──────── DATA SEGMENT ────────

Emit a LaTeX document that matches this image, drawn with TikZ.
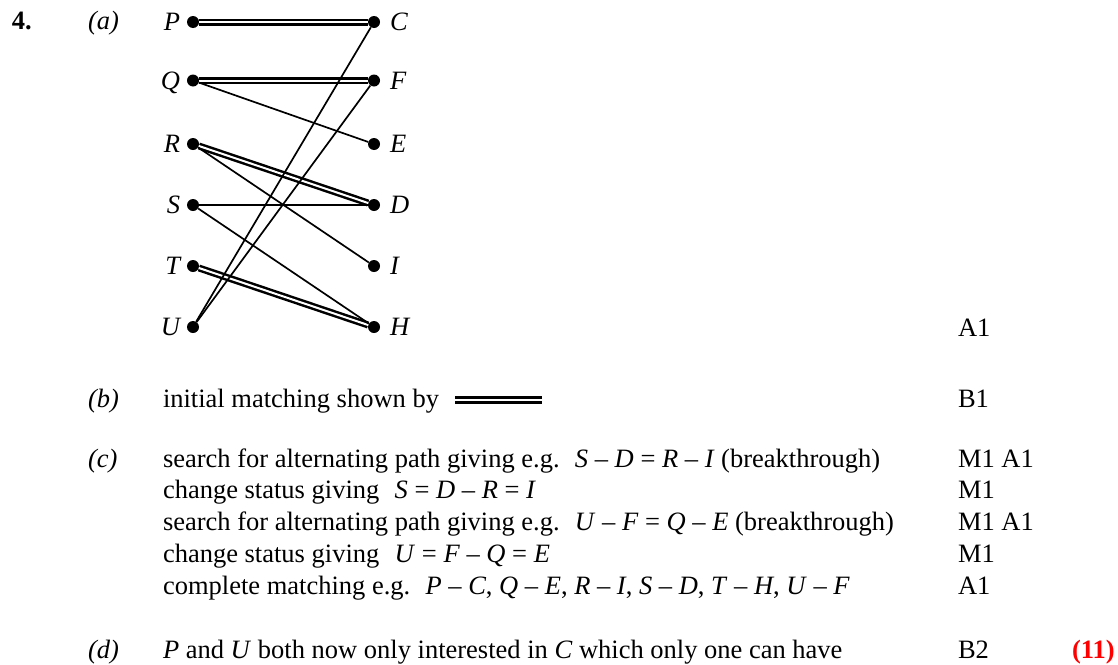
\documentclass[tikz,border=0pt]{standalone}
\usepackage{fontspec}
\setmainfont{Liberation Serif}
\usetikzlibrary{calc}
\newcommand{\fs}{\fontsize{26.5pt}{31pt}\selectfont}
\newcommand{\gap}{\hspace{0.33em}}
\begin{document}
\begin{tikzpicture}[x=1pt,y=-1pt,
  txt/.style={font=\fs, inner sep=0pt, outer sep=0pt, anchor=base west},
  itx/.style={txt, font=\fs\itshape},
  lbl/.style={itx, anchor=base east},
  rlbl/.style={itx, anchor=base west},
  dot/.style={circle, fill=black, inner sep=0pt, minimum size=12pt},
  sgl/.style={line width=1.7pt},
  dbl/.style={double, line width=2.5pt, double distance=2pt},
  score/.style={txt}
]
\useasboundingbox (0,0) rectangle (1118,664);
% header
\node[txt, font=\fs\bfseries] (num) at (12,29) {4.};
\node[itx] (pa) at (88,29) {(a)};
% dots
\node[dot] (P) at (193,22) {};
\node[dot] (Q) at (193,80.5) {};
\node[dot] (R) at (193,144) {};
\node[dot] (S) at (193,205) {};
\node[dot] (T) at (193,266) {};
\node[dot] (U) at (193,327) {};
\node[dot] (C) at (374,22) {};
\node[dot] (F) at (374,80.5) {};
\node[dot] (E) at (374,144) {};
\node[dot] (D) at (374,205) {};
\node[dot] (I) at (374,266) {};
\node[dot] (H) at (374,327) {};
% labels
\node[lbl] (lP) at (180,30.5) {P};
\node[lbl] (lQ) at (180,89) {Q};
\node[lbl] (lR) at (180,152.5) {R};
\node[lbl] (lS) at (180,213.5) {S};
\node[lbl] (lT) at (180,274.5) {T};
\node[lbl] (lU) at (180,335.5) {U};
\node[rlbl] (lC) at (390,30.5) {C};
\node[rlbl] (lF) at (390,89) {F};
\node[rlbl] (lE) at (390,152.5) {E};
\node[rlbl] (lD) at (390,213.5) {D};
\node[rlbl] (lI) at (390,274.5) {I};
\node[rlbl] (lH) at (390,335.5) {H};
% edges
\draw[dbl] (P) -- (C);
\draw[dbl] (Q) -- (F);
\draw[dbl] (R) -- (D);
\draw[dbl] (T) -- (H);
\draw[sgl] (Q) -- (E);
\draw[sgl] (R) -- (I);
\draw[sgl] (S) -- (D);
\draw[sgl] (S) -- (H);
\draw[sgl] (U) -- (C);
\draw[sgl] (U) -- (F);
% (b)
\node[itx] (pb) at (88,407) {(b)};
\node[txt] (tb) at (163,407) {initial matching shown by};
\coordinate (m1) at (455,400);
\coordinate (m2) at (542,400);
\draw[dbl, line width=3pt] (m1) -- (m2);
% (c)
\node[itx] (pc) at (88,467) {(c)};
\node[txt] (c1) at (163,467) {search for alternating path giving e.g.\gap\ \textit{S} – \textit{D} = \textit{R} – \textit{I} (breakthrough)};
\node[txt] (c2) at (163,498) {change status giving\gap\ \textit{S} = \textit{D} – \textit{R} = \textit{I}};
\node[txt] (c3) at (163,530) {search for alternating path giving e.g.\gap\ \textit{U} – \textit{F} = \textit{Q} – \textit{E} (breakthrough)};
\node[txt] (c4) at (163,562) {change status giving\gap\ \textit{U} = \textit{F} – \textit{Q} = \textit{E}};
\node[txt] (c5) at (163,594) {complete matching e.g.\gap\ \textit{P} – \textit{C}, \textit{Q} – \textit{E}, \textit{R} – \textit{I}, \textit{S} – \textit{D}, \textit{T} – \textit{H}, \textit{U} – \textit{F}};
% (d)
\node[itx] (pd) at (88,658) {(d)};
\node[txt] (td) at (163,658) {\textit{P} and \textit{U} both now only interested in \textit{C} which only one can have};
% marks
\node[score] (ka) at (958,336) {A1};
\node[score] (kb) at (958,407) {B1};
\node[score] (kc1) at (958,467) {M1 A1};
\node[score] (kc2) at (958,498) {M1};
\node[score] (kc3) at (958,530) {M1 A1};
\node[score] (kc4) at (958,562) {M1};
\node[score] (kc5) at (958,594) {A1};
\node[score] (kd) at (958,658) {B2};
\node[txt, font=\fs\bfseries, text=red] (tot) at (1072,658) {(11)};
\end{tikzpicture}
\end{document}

────────

## SET PROBLEM
Set down all the data again exactly as above, pictures excluded.

## CORRECT OUTPUT
Emit a LaTeX document that matches this image, drawn with TikZ.
\documentclass[tikz,border=0pt]{standalone}
\usepackage{fontspec}
\setmainfont{Liberation Serif}
\usetikzlibrary{calc}
\newcommand{\fs}{\fontsize{26.5pt}{31pt}\selectfont}
\newcommand{\gap}{\hspace{0.33em}}
\begin{document}
\begin{tikzpicture}[x=1pt,y=-1pt,
  txt/.style={font=\fs, inner sep=0pt, outer sep=0pt, anchor=base west},
  itx/.style={txt, font=\fs\itshape},
  lbl/.style={itx, anchor=base east},
  rlbl/.style={itx, anchor=base west},
  dot/.style={circle, fill=black, inner sep=0pt, minimum size=12pt},
  sgl/.style={line width=1.7pt},
  dbl/.style={double, line width=2.5pt, double distance=2pt},
  score/.style={txt}
]
\useasboundingbox (0,0) rectangle (1118,664);
% header
\node[txt, font=\fs\bfseries] (num) at (12,29) {4.};
\node[itx] (pa) at (88,29) {(a)};
% dots
\node[dot] (P) at (193,22) {};
\node[dot] (Q) at (193,80.5) {};
\node[dot] (R) at (193,144) {};
\node[dot] (S) at (193,205) {};
\node[dot] (T) at (193,266) {};
\node[dot] (U) at (193,327) {};
\node[dot] (C) at (374,22) {};
\node[dot] (F) at (374,80.5) {};
\node[dot] (E) at (374,144) {};
\node[dot] (D) at (374,205) {};
\node[dot] (I) at (374,266) {};
\node[dot] (H) at (374,327) {};
% labels
\node[lbl] (lP) at (180,30.5) {P};
\node[lbl] (lQ) at (180,89) {Q};
\node[lbl] (lR) at (180,152.5) {R};
\node[lbl] (lS) at (180,213.5) {S};
\node[lbl] (lT) at (180,274.5) {T};
\node[lbl] (lU) at (180,335.5) {U};
\node[rlbl] (lC) at (390,30.5) {C};
\node[rlbl] (lF) at (390,89) {F};
\node[rlbl] (lE) at (390,152.5) {E};
\node[rlbl] (lD) at (390,213.5) {D};
\node[rlbl] (lI) at (390,274.5) {I};
\node[rlbl] (lH) at (390,335.5) {H};
% edges
\draw[dbl] (P) -- (C);
\draw[dbl] (Q) -- (F);
\draw[dbl] (R) -- (D);
\draw[dbl] (T) -- (H);
\draw[sgl] (Q) -- (E);
\draw[sgl] (R) -- (I);
\draw[sgl] (S) -- (D);
\draw[sgl] (S) -- (H);
\draw[sgl] (U) -- (C);
\draw[sgl] (U) -- (F);
% (b)
\node[itx] (pb) at (88,407) {(b)};
\node[txt] (tb) at (163,407) {initial matching shown by};
\coordinate (m1) at (455,400);
\coordinate (m2) at (542,400);
\draw[dbl, line width=3pt] (m1) -- (m2);
% (c)
\node[itx] (pc) at (88,467) {(c)};
\node[txt] (c1) at (163,467) {search for alternating path giving e.g.\gap\ \textit{S} – \textit{D} = \textit{R} – \textit{I} (breakthrough)};
\node[txt] (c2) at (163,498) {change status giving\gap\ \textit{S} = \textit{D} – \textit{R} = \textit{I}};
\node[txt] (c3) at (163,530) {search for alternating path giving e.g.\gap\ \textit{U} – \textit{F} = \textit{Q} – \textit{E} (breakthrough)};
\node[txt] (c4) at (163,562) {change status giving\gap\ \textit{U} = \textit{F} – \textit{Q} = \textit{E}};
\node[txt] (c5) at (163,594) {complete matching e.g.\gap\ \textit{P} – \textit{C}, \textit{Q} – \textit{E}, \textit{R} – \textit{I}, \textit{S} – \textit{D}, \textit{T} – \textit{H}, \textit{U} – \textit{F}};
% (d)
\node[itx] (pd) at (88,658) {(d)};
\node[txt] (td) at (163,658) {\textit{P} and \textit{U} both now only interested in \textit{C} which only one can have};
% marks
\node[score] (ka) at (958,336) {A1};
\node[score] (kb) at (958,407) {B1};
\node[score] (kc1) at (958,467) {M1 A1};
\node[score] (kc2) at (958,498) {M1};
\node[score] (kc3) at (958,530) {M1 A1};
\node[score] (kc4) at (958,562) {M1};
\node[score] (kc5) at (958,594) {A1};
\node[score] (kd) at (958,658) {B2};
\node[txt, font=\fs\bfseries, text=red] (tot) at (1072,658) {(11)};
\end{tikzpicture}
\end{document}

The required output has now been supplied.